What is white balance?

How to use your digital SLR camera white balance settings – auto, custom, preset, daylight, tungsten, fluorescent, flash, cloudy and shade.

Setting the correct white balance in your digital SLR camera is important to ensure the objects that are white, are actually displayed white within the photograph. As you can see by the interactive example below, white balance also effects other colors as well. If your camera’s automatic white balance setting doesn’t get the color ‘white’ correct, it won’t render the other colors correctly either.

How to know if the wrong white balance has been set?

Just about every photographer at one stage or another, has taken a photograph that contained a blueish tinge. The blueish tinge is normally a result of using an incorrect white balance. For example, the first image below has a blueish tinge, where as the second shot displays a more natural coloring.

example of blue tinge due to incorrect white balance

natural colors due to correct white balance

Setting an incorrect white balance, can also result in unsightly reds, yellow or green tinges as well, depending on the situation.

Doesn’t auto white balance fix this problem?

Not always. While it’s true many improvements have been made in todays digital camera’s, they still often get white balance settings wrong in certain lighting conditions. If you take your images in RAW format (highly recommended) then sure, go ahead and use auto white balance. If the camera gets it wrong, you can always change this setting later on in your RAW editor.

Where to find your digital SLR camera’s white balance settings?

For Canon users, the camera’s white balance setting can be found on the back panel next to the LCD screen (on Canon 400D). It can be recognized by the letters WB, as demonstrated in the image below. There can be slight differences between models, so if you can’t see the letters WB, then check with your camera’s manual. Press the WB button and you’ll be given a list of the following options: auto, daylight, shade, cloudy, tungsten light, white fluorescent light, flash and custom.

white balance camera button

For Nikon users, press the menu button on the back near the LCD screen, and navigate your way to the ‘Shooting Menu’. From there, you’ll be able to choose ‘White Balance’. Once you’re in the white balance screen you’ll have several options including: auto, incandescent, tungsten, fluorescent, direct sunlight, flash, cloudy, shade and preset.

example of Nikon D40 shooting menu

Note: If you have the camera set on fully automatic, you won’t be able to choose a white balance setting.

Quick explanation of each white balance setting found on digital SLR cameras

Note once again, settings differ between brands and models. Therefore don’t worry if you have a few of them missing from your menu bar.

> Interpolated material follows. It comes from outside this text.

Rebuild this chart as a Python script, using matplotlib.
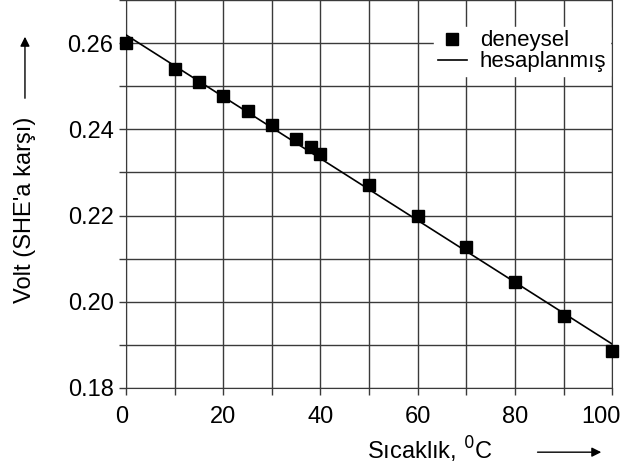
import matplotlib
matplotlib.use("Agg")
import matplotlib.pyplot as plt
import matplotlib.transforms as mtransforms
import numpy as np

plt.rcParams['font.family'] = ['Liberation Sans', 'DejaVu Sans']

# measured points (temperature, volt vs SHE)
temps = [0, 10, 15, 20, 25, 30, 35, 38, 40, 50, 60, 70, 80, 90, 100]
volts = [0.2600, 0.2540, 0.2509, 0.2477, 0.2442, 0.2409, 0.2377, 0.2358,
         0.2342, 0.2272, 0.2198, 0.2126, 0.2047, 0.1967, 0.1886]

# calculated line end points
calc_temps = [0, 100]
calc_volts = [0.2619, 0.1902]

x_ticks = [0, 20, 40, 60, 80, 100]
y_ticks = [0.18, 0.20, 0.22, 0.24, 0.26]

fs = 17

fig = plt.figure(figsize=(6.24, 4.72), dpi=100)
ax = fig.add_axes([0.202, 0.178, 0.779, 0.822])

ax.plot(calc_temps, calc_volts, color='black', lw=1.2, label='hesaplanmış', zorder=3)
ax.plot(temps, volts, 's', color='black', ms=8, label='deneysel', zorder=4, clip_on=False)

ax.set_xlim(0, 100)
ax.set_ylim(0.18, 0.27)
ax.set_xticks(np.arange(0, 101, 10), minor=True)
ax.set_yticks(np.arange(0.18, 0.2701, 0.01), minor=True)
ax.set_xticks(x_ticks)
ax.set_yticks(y_ticks)
ax.set_yticklabels([f'{v:.2f}' for v in y_ticks])
ax.grid(True, which='both', color='#3a3a3a', lw=1.0)
ax.tick_params(which='both', length=5, width=1, color='#3a3a3a', labelsize=fs)
ax.tick_params(axis='x', pad=8)
ax.tick_params(axis='y', pad=4)
ax.spines['top'].set_visible(False)
for s in ['left', 'bottom', 'right']:
    ax.spines[s].set_color('#3a3a3a')

# last x label sits a bit to the left so it stays inside the picture
last = ax.get_xticklabels()[-1]
last.set_horizontalalignment('right')
last.set_transform(last.get_transform() + mtransforms.ScaledTranslation(8 / 100, 0, fig.dpi_scale_trans))
first = ax.get_xticklabels()[0]
first.set_transform(first.get_transform() + mtransforms.ScaledTranslation(-4 / 100, 0, fig.dpi_scale_trans))

handles, labels = ax.get_legend_handles_labels()
leg = ax.legend(handles[::-1], labels[::-1], loc='upper right', bbox_to_anchor=(0.995, 0.93),
                frameon=True, fontsize=16, handlelength=1.3, handletextpad=0.6,
                borderpad=0.15, labelspacing=0.0, fancybox=False, borderaxespad=0)
leg.get_frame().set_edgecolor('white')
leg.get_frame().set_alpha(1)

fig.text(0.04, 0.555, "Volt (SHE'a karşı)", rotation=90, ha='center', va='center', fontsize=fs)
fig.text(0.688, 0.047, 'Sıcaklık, $^{0}$C', ha='center', va='center', fontsize=fs)

fig.add_artist(matplotlib.patches.FancyArrowPatch((0.04, 0.786), (0.04, 0.928), transform=fig.transFigure,
                                                  arrowstyle='-|>', mutation_scale=14, color='black', lw=1))
fig.add_artist(matplotlib.patches.FancyArrowPatch((0.857, 0.042), (0.968, 0.042), transform=fig.transFigure,
                                                  arrowstyle='-|>', mutation_scale=14, color='black', lw=1))

fig.savefig('out.png', dpi=100)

When to use Auto white balance: In auto, the camera guesses what white balance to use depending on the available light. In 95% of the time, the guess results in a nicely colored photograph. This is a perfect setting for times when you’re unsure what white balance to choose. It’s also a good idea to keep the camera on Auto white balance if you shoot in RAW format (recommended).

Daylight (Canon) and Direct Sunlight (Nikon): This is a good setting for direct sunlight. For example, a beach landscape mid morning where you’re not shooting into shade.

When to use Shade white balance: Use shade white balance in shady area’s or sunset shots. It will help give a warmer color to your shots.

When to use Cloudy: This is a good setting for cloudy days. It’s also quite effective for shady area’s as well. I’ve found there is a fine line between shade and cloudy white balance settings.

When to use Tungsten white balance: This is one of the most extreme balance settings of them all and should only be used with tungsten light bulbs. Or at times where you purposefully want a blue tinge to your images.

When to use fluorescent: This setting will help make inside fluorescent house lighting, look a bit better than the yellowy orange color you usually see.

Flash white balance: Flash white balance is used mostly for studio work.

Custom (Canon) and Preset (Nikon) white balance settings: Use these ones with a white or grey card that you can pick up cheaply from any camera store, for perfect white balance.